There are a few conditions that increase the hazards associated with sinkholes. The previously mentioned underground caves are often filled with groundwater. In regions where there is a rapidly growing population, a greater amount of water is extracted from the ground. Likewise, during periods of drought, the water table can drop considerably, leaving these caves filled with air instead of the water that would normally help to support the weight of the ground above. Without the support of the ground water, the surface can collapse. In some cases, increasing the weight on the surface by rapidly building large structures can also lead to sinkhole collapse. There are a few steps that can be taken to mitigate these issues. Geologists and environmental engineers can use ground-penetrating radar to identify the location of sinkholes.

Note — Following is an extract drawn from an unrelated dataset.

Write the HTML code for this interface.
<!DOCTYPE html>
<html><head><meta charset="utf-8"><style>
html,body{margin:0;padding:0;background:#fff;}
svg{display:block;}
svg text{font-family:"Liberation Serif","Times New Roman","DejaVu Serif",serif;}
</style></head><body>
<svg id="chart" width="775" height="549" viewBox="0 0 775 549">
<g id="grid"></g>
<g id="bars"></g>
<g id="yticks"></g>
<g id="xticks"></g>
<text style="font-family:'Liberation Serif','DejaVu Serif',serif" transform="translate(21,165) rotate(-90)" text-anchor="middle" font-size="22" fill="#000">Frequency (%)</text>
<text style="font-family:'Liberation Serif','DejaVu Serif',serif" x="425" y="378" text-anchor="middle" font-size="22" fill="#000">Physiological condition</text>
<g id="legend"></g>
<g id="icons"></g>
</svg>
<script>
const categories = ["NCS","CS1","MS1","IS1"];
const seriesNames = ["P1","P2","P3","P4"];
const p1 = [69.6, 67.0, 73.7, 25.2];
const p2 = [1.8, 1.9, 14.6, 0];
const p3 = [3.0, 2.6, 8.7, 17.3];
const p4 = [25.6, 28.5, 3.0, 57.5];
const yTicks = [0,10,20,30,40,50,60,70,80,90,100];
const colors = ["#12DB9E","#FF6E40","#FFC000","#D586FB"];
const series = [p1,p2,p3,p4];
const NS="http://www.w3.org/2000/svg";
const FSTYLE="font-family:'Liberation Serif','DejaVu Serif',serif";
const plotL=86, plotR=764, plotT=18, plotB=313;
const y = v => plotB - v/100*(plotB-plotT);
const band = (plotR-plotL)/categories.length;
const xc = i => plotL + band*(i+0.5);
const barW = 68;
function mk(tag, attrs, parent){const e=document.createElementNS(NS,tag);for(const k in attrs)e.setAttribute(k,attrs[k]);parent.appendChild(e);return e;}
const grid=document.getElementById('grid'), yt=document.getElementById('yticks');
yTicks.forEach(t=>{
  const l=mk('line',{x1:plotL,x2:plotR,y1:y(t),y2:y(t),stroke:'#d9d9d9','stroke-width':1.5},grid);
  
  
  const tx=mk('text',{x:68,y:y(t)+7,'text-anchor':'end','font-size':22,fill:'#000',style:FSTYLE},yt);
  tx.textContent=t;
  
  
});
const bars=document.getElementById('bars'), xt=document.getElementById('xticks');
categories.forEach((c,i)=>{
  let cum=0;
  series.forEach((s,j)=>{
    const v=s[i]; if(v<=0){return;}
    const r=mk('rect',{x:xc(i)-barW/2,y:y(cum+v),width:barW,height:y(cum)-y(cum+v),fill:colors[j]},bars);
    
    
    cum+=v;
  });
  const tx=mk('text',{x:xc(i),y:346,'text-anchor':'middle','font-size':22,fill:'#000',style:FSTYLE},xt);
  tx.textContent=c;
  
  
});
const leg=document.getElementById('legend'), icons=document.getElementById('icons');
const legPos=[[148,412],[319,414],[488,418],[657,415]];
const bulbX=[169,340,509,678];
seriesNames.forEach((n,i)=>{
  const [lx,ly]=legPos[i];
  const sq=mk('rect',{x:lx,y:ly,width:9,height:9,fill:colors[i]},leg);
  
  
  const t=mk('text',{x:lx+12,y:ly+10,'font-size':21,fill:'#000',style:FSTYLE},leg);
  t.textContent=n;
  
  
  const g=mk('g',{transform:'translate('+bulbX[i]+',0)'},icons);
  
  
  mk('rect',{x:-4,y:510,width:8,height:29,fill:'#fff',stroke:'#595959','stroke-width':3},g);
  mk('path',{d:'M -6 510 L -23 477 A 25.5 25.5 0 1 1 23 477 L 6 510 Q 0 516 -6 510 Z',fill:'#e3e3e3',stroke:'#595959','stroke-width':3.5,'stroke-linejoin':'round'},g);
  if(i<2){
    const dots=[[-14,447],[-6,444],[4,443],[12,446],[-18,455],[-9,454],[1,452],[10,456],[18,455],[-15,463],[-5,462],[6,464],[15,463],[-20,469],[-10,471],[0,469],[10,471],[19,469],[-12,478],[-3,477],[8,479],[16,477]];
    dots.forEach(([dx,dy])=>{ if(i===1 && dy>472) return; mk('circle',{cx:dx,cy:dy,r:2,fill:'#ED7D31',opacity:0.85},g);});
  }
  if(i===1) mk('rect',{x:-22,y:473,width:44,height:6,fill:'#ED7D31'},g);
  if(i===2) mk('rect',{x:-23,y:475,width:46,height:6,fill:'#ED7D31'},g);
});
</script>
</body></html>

In some areas where sinkholes are very prevalent, engineers can fill the sinkholes with gravel, which will allow for water drainage while still supporting the surface.

Radon

Radon is a naturally occurring radioactive, colorless, odorless gas. It is the leading cause of lung cancer in non-smokers and the second leading cause of lung cancer overall. It can collect in homes, buildings, and even in the water supply. The bedrock geology and glacial history of the Midwest provides ideal conditions for radon hazards.

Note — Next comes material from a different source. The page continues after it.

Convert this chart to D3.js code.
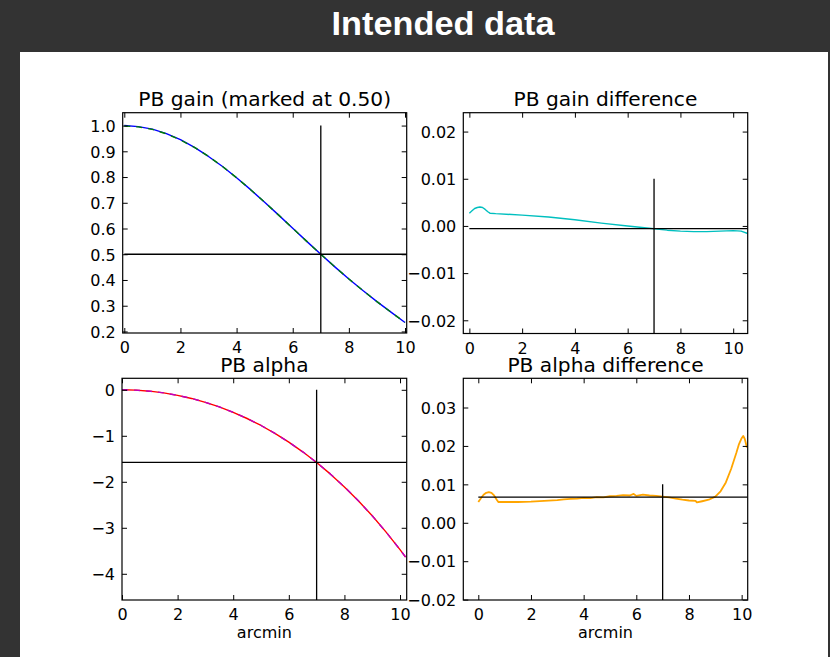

Radon is one of the products of decay from the breakdown of radioactive elements in soil, rock, and water. Uranium-238 undergoes radioactive decay, producing energy and several radioactive products, such as Radon-222 and Thorium-232, the latter of which decays to emit energy and Radon-220. Uranium and Thorium are naturally occurring radioactive elements found in bedrock such as granite, shale, and limestone. Most of the Midwest has bedrock consisting of shale, sandstone, limestone, and dolostone, all of which can contain radon (Figure 10.7). Most of the northern Midwest has been substantially eroded from the glaciers of the Pleistocene. These glaciers left behind large deposits of gravel, sand, and clay as they receded and melted. The gravel, sand, and clay are often the eroded remnants of radon-containing bedrock, and the moist temperate climate of the Midwest provides an excellent environment for weathering of both the bedrock and the glacial sediments. As they weather, more rock is exposed, which, in turn, allows more radon to be released.

Figure 10.7: Radon zone map of the US. (Note: Zone 1 contains the highest radon levels.)

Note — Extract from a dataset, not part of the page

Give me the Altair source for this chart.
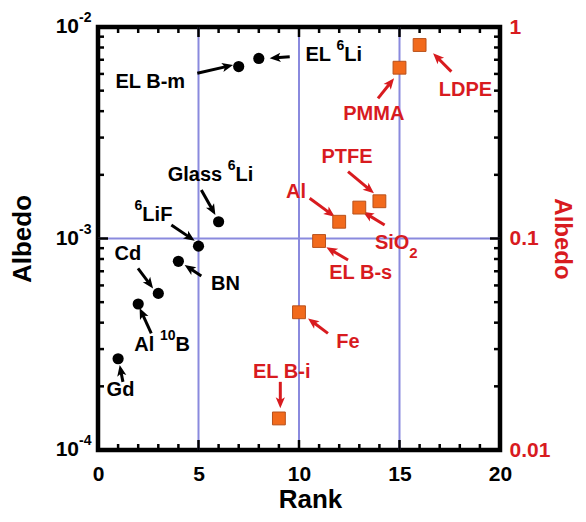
import math
import altair as alt
import pandas as pd

# ---------------- data ----------------
# black circles (left axis, albedo 1e-4 .. 1e-2)
b_rank = [1, 2, 3, 4, 5, 6, 7, 8]
b_albedo = [2.7e-4, 4.9e-4, 5.5e-4, 7.8e-4, 9.2e-4, 1.2e-3, 6.5e-3, 7.1e-3]
# label pieces: (text, kind) with kind "n" normal, "sup" superscript, "sub" subscript
b_label = [
    [("Gd", "n")],
    [("Al ", "n"), ("10", "sup"), ("B", "n")],
    [("Cd", "n")],
    [("BN", "n")],
    [("6", "sup"), ("LiF", "n")],
    [("Glass ", "n"), ("6", "sup"), ("Li", "n")],
    [("EL B-m", "n")],
    [("EL ", "n"), ("6", "sup"), ("Li", "n")],
]
b_label_x = [1.12, 3.19, 1.49, 6.34, 2.76, 5.60, 2.61, 11.73]
b_label_y = [1.92e-4, 3.14e-4, 8.45e-4, 6.09e-4, 1.29e-3, 2.0e-3, 5.49e-3, 7.37e-3]
b_tail_x = [1.24, 2.65, 1.99, 5.14, 3.65, 5.14, 4.94, 9.54]
b_tail_y = [2.10e-4, 3.56e-4, 7.23e-4, 6.65e-4, 1.158e-3, 1.696e-3, 6.04e-3, 7.24e-3]
b_head_x = [1.08, 2.07, 2.74, 4.31, 4.81, 5.84, 6.72, 8.54]
b_head_y = [2.52e-4, 4.69e-4, 5.81e-4, 7.49e-4, 9.76e-4, 1.291e-3, 6.61e-3, 7.11e-3]

# orange squares (right axis, albedo 0.01 .. 1)
o_rank = [9, 10, 11, 12, 13, 14, 15, 16]
o_albedo = [0.0141, 0.0448, 0.0973, 0.120, 0.140, 0.150, 0.642, 0.822]
o_label = [
    [("EL B-i", "n")],
    [("Fe", "n")],
    [("EL B-s", "n")],
    [("Al", "n")],
    [("SiO", "n"), ("2", "sub")],
    [("PTFE", "n")],
    [("PMMA", "n")],
    [("LDPE", "n")],
]
o_label_x = [9.15, 12.44, 13.08, 9.85, 14.84, 12.39, 13.72, 18.28]
o_label_y = [0.02346, 0.0325, 0.0687, 0.1668, 0.0957, 0.2436, 0.388, 0.504]
o_tail_x = [9.07, 11.44, 12.44, 10.53, 14.26, 12.44, 13.93, 17.58]
o_tail_y = [0.0210, 0.0356, 0.0791, 0.155, 0.1158, 0.2069, 0.460, 0.615]
o_head_x = [9.07, 10.45, 11.36, 11.78, 13.18, 13.73, 14.73, 16.67]
o_head_y = [0.01574, 0.0419, 0.0909, 0.1268, 0.1338, 0.1636, 0.572, 0.751]

x_ticklabels = [0, 5, 10, 15, 20]
x_grid = [5, 10, 15]
y_grid = [1e-3]
x_minor = [i for i in range(1, 20) if i % 5]
x_major = [5, 10, 15]
y_minor = [m * d for d in (1e-4, 1e-3) for m in range(2, 10)]
y_major = [1e-3]
left_vals = [1e-4, 1e-3, 1e-2]
left_exp = ["-4", "-3", "-2"]
right_vals = [0.01, 0.1, 1]

# ---------------- styling ----------------
W, H = 402, 423
XDOM = [0, 20]
YB = [1e-4, 1e-2]
YO = [0.01, 1.0]
FONT = "Liberation Sans"
RED = "#d81b1f"
ORANGE = "#f26a1c"
ORANGE_EDGE = "#b8501a"
GRID = "#8a8ade"
FS = {"n": 20, "sup": 14, "sub": 15}
RISE = {"n": 0, "sup": -9, "sub": 10}
# Arial/Liberation Sans Bold advance widths (per 1000 em)
ADV = {"E": 667, "L": 611, " ": 278, "i": 278, "6": 556, "1": 556, "0": 556,
       "2": 556, "G": 778, "l": 278, "a": 556, "s": 556, "F": 611, "A": 722,
       "B": 722, "S": 667, "O": 778, "C": 722, "d": 611, "N": 722, "m": 889,
       "-": 333, "e": 556, "P": 667, "T": 611, "M": 833, "D": 722}


def px(x):
    return (x - XDOM[0]) / (XDOM[1] - XDOM[0]) * W


def py(y, dom):
    a, b = math.log10(dom[0]), math.log10(dom[1])
    return (b - math.log10(y)) / (b - a) * H


def inv_x(p):
    return XDOM[0] + p / W * (XDOM[1] - XDOM[0])


def inv_y(p, dom):
    a, b = math.log10(dom[0]), math.log10(dom[1])
    return 10 ** (b - p / H * (b - a))


def arrows(tx, ty, hx, hy, dom):
    shafts, heads = [], []
    for a, b, c, d in zip(tx, ty, hx, hy):
        x0, y0, x1, y1 = px(a), py(b, dom), px(c), py(d, dom)
        dx, dy = x1 - x0, y1 - y0
        L = math.hypot(dx, dy)
        ex, ey = x1 - dx / L * 6, y1 - dy / L * 6
        shafts.append(dict(x=a, y=b, x2=inv_x(ex), y2=inv_y(ey, dom)))
        heads.append(dict(x=c, y=d, ang=math.degrees(math.atan2(dx, -dy)) % 360))
    return pd.DataFrame(shafts), pd.DataFrame(heads)


def label_pieces(labels, lx, ly, dom):
    rows = []
    for pieces, cx, cy in zip(labels, lx, ly):
        widths = [sum(ADV.get(ch, 600) for ch in t) / 1000 * FS[k] for t, k in pieces]
        left = px(cx) - sum(widths) / 2
        ypx = py(cy, dom)
        for (t, k), w in zip(pieces, widths):
            rows.append(dict(x=inv_x(left), y=inv_y(ypx + RISE[k], dom), t=t, fs=FS[k]))
            left += w
    return pd.DataFrame(rows)


xs = alt.Scale(domain=XDOM, nice=False, zero=False)
xaxis = alt.Axis(values=x_ticklabels, grid=False, ticks=False, domain=False,
                 labelFont=FONT, labelFontSize=21, labelFontWeight="bold",
                 labelColor="black", labelPadding=13, labelFlush=False, title="Rank",
                 titleFont=FONT, titleFontSize=26, titleFontWeight="bold",
                 titleColor="black", titlePadding=2, titleX=212)
ybs = alt.Scale(type="log", domain=YB, nice=False)
ybaxis = alt.Axis(labels=False, ticks=False, domain=False, grid=False,
                  title="Albedo", titleFont=FONT, titleFontSize=26,
                  titleFontWeight="bold", titleColor="black", titlePadding=63)
yos = alt.Scale(type="log", domain=YO, nice=False)
yoaxis = alt.Axis(orient="right", values=right_vals, format="~g", ticks=False,
                  domain=False, grid=False, labelFont=FONT, labelFontSize=21,
                  labelFontWeight="bold", labelColor=RED, labelPadding=9,
                  title="Albedo", titleFont=FONT, titleFontSize=24,
                  titleFontWeight="bold", titleColor=RED, titleAngle=90,
                  titlePadding=0)

XB = alt.X("x:Q", scale=xs, axis=xaxis)
YBe = alt.Y("y:Q", scale=ybs, axis=ybaxis)
YOe = alt.Y("y:Q", scale=yos, axis=yoaxis)

# ---------------- black group ----------------
gx = alt.Chart(pd.DataFrame({"x": x_grid})).mark_rule(color=GRID, strokeWidth=2).encode(x=XB)
gy = alt.Chart(pd.DataFrame({"y": y_grid})).mark_rule(color=GRID, strokeWidth=2).encode(y=YBe)


def xticks(vals, length):
    d = pd.DataFrame({"x": vals})
    bot = alt.Chart(d).mark_rule(color="black", strokeWidth=2.5).encode(
        x=XB, y=alt.value(H), y2=alt.value(H - length))
    top = alt.Chart(d).mark_rule(color="black", strokeWidth=2.5).encode(
        x=XB, y=alt.value(0), y2=alt.value(length))
    return [bot, top]


def yticks(vals, length):
    d = pd.DataFrame({"y": vals})
    lft = alt.Chart(d).mark_rule(color="black", strokeWidth=2.5).encode(
        y=YBe, x=alt.value(0), x2=alt.value(length))
    rgt = alt.Chart(d).mark_rule(color="black", strokeWidth=2.5).encode(
        y=YBe, x=alt.value(W), x2=alt.value(W - length))
    return [lft, rgt]


tick_layers = xticks(x_minor, 6) + xticks(x_major, 10) + yticks(y_minor, 6) + yticks(y_major, 10)

ylab = pd.DataFrame({"y": left_vals, "e": left_exp, "b": ["10"] * 3})
ylab_base = alt.Chart(ylab).mark_text(font=FONT, fontSize=21, fontWeight="bold",
                                      align="right", baseline="middle", color="black").encode(
    y=YBe, x=alt.value(-19), text="b:N")
ylab_exp = alt.Chart(ylab).mark_text(font=FONT, fontSize=14, fontWeight="bold",
                                     align="left", baseline="middle", dy=-9, color="black").encode(
    y=YBe, x=alt.value(-19), text="e:N")

b_shaft, b_head = arrows(b_tail_x, b_tail_y, b_head_x, b_head_y, YB)
HEAD = "M0,0 L0.42,1 L0,0.76 L-0.42,1 Z"

b_sh = alt.Chart(b_shaft).mark_rule(color="black", strokeWidth=3).encode(
    x=XB, y=YBe, x2="x2:Q", y2="y2:Q")
b_hd = alt.Chart(b_head).mark_point(shape=HEAD, filled=True, size=484, color="black",
                                    opacity=1).encode(
    x=XB, y=YBe, angle=alt.Angle("ang:Q", scale=None))
b_pts = alt.Chart(pd.DataFrame({"x": b_rank, "y": b_albedo})).mark_circle(
    size=125, color="black", opacity=1).encode(x=XB, y=YBe)
b_txt = alt.Chart(label_pieces(b_label, b_label_x, b_label_y, YB)).mark_text(
    font=FONT, fontWeight="bold", color="black", baseline="middle", align="left").encode(
    x=XB, y=YBe, text="t:N", size=alt.Size("fs:Q", scale=None))

black = alt.layer(gx, gy, *tick_layers, ylab_base, ylab_exp, b_sh, b_hd, b_pts, b_txt)

# ---------------- orange group ----------------
o_shaft, o_head = arrows(o_tail_x, o_tail_y, o_head_x, o_head_y, YO)
o_sh = alt.Chart(o_shaft).mark_rule(color=RED, strokeWidth=3).encode(
    x=XB, y=YOe, x2="x2:Q", y2="y2:Q")
o_hd = alt.Chart(o_head).mark_point(shape=HEAD, filled=True, size=484, color=RED,
                                    opacity=1).encode(
    x=XB, y=YOe, angle=alt.Angle("ang:Q", scale=None))
o_pts = alt.Chart(pd.DataFrame({"x": o_rank, "y": o_albedo})).mark_square(
    size=165, fill=ORANGE, stroke=ORANGE_EDGE, strokeWidth=1, opacity=1).encode(x=XB, y=YOe)
o_txt = alt.Chart(label_pieces(o_label, o_label_x, o_label_y, YO)).mark_text(
    font=FONT, fontWeight="bold", color=RED, baseline="middle", align="left").encode(
    x=XB, y=YOe, text="t:N", size=alt.Size("fs:Q", scale=None))

orange = alt.layer(o_sh, o_hd, o_pts, o_txt)

chart = alt.layer(black, orange).resolve_scale(y="independent").properties(
    width=W, height=H,
    autosize=alt.AutoSizeParams(type="none"),
    padding={"left": 90, "top": 19, "right": 78, "bottom": 64},
    background="white",
).configure_view(stroke="black", strokeWidth=4.5)

chart.save("out.html", embed_options={"renderer": "svg", "actions": False})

Radon gas finds its way through cracks in the basement foundation, sump pump wells, dirt floor crawlspaces in the basement, and basement floor drains. Radon can be found in water from wells and municipal water. Since radon is more easily released from warm water than from cold water, one of the greatest forms of exposure likely occurs while showering in water with high radon levels. Fortunately, with proper monitoring and mitigation (reduction) techniques, radon gas can be easily reduced to low levels. One technique that is often used in homes involves sealing cracks in the basement floor, covering drains, and installing ventilation systems. A well ventilated space will prevent the radon from accumulating and will reduce the risk of exposure. Most states have licensed radon mitigation specialists who are trained in the proper testing and mitigation of radon levels in buildings. The EPA has published a homebuyer’s guide designed to help citizens make informed decisions about radon gas. For radon in water, filtration systems can be installed to mitigate exposure in the home.